I’m glad to see so much interest in this proposal in the Pangeo community. I agree with @scottyhq that it would make sense to focus on our Earth Science expertise, which could then be generalized to other branches encountering similar data science challenges. Overall I think it would be important to provide specific examples of how any developments feed in to advancing NASA overall science missions, and it seems to me collectively we already have a lot of examples to build on.
I’m particularly interested in the community building and education component, and it is good to see NASA prioritizing that. In addition to the ICESat-2 library development led by @JessicaS11, we are also learning a lot about how to maintain community engagement after a sprint or workshop.
Looking forward to collaborating in some way!
The deadline to submit a notice of intent is later this week. I would encourage maintainers of other OSS libraries (Xarray, Satpy, Jupyter, etc.) to consider submitting a letter. This should be an easy task that keeps the door open for a larger future submission in January.
I’ve informed Andy from NumFOCUS about this thread in case OSS projects want to use NumFOCUS to manage the funds.
Thanks Matt! I haven’t tracked down all the requirements yet. Might be good to do a call to talk tactics early this week.

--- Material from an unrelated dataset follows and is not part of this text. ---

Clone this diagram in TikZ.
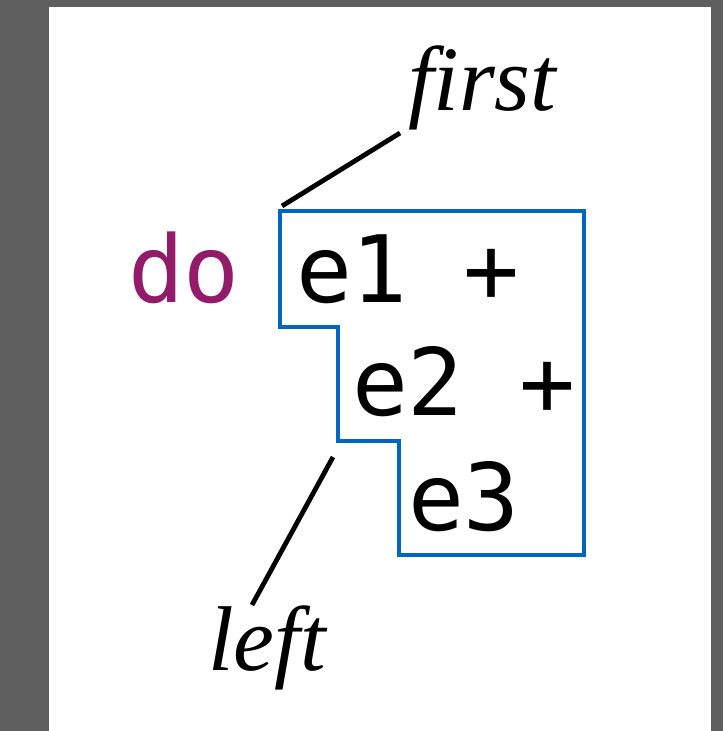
\documentclass[tikz,border=0pt]{standalone}
\usepackage{fontspec}
\setmainfont{Liberation Serif}
\newfontfamily\codefont{DejaVu Sans Mono}
\usetikzlibrary{positioning}
\definecolor{kwpurple}{HTML}{921B6A}
\definecolor{boxblue}{HTML}{0066C0}
\definecolor{pagegrey}{HTML}{5F5F5F}

\begin{document}
\begin{tikzpicture}[x=1pt, y=-1pt,
  code/.style={font=\codefont\fontsize{93}{114}\selectfont, inner sep=0pt, outer sep=0pt, anchor=base west},
  lbl/.style={font=\itshape\fontsize{92}{110}\selectfont, inner sep=0pt, outer sep=0pt, anchor=base west},
  pointer/.style={line width=4.8pt}]
% page and margins
\fill[pagegrey] (0,0) rectangle (723,731);
\fill[white] (49,7) rectangle (711,731);
\useasboundingbox (0,0) rectangle (723,731);
% code lines
\node[code, text=kwpurple] (kwdo) at (128,302) {do};
\node[code] (lineone) at (296,302) {e1 +};
\node[code] (linetwo) at (352,415) {e2 +};
\node[code] (linethree) at (408,530) {e3};
% staircase outline round the expression
\draw[boxblue, line width=4.5pt] (280,211) -- (584,211) -- (584,555) -- (399,555)
  -- (399,441) -- (338,441) -- (338,327) -- (280,327) -- cycle;
% labels
\node[lbl] (firstlbl) at (408,110) {first};
\node[lbl] (leftlbl) at (208,670) {left};
% pointers
\coordinate (firstfoot) at (282,206);
\coordinate (firsthead) at (400,133);
\coordinate (leftfoot) at (333,457);
\coordinate (lefthead) at (252,605);
\draw[pointer] (firstfoot) -- (firsthead);
\draw[pointer] (leftfoot) -- (lefthead);
\end{tikzpicture}
\end{document}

Okay so this seems like there is an expected awards of 150 - 300K. We need a brief summary by Thursday to make the NOI deadline. Seems that if we miss that deadline we can just email Steve Crawford. Because of the budget, seems that it would be best to group each code into separate proposals, but really need to see who is going to be funded.
I’m not use to collaborating with this group, how should we proceed? I could start making google docs with steps, or we could get on a call and hash out a few statements?
@JessicaS11, @scottyhq & I are hashing out things for an UW/NCAR-led “xarray for raster satellite datasets” proposal offline. We will keep this group posted with updates as things progress.
Okay sounds like others are organizing the proposal writing. Just let me know if NumFOCUS can help in the future.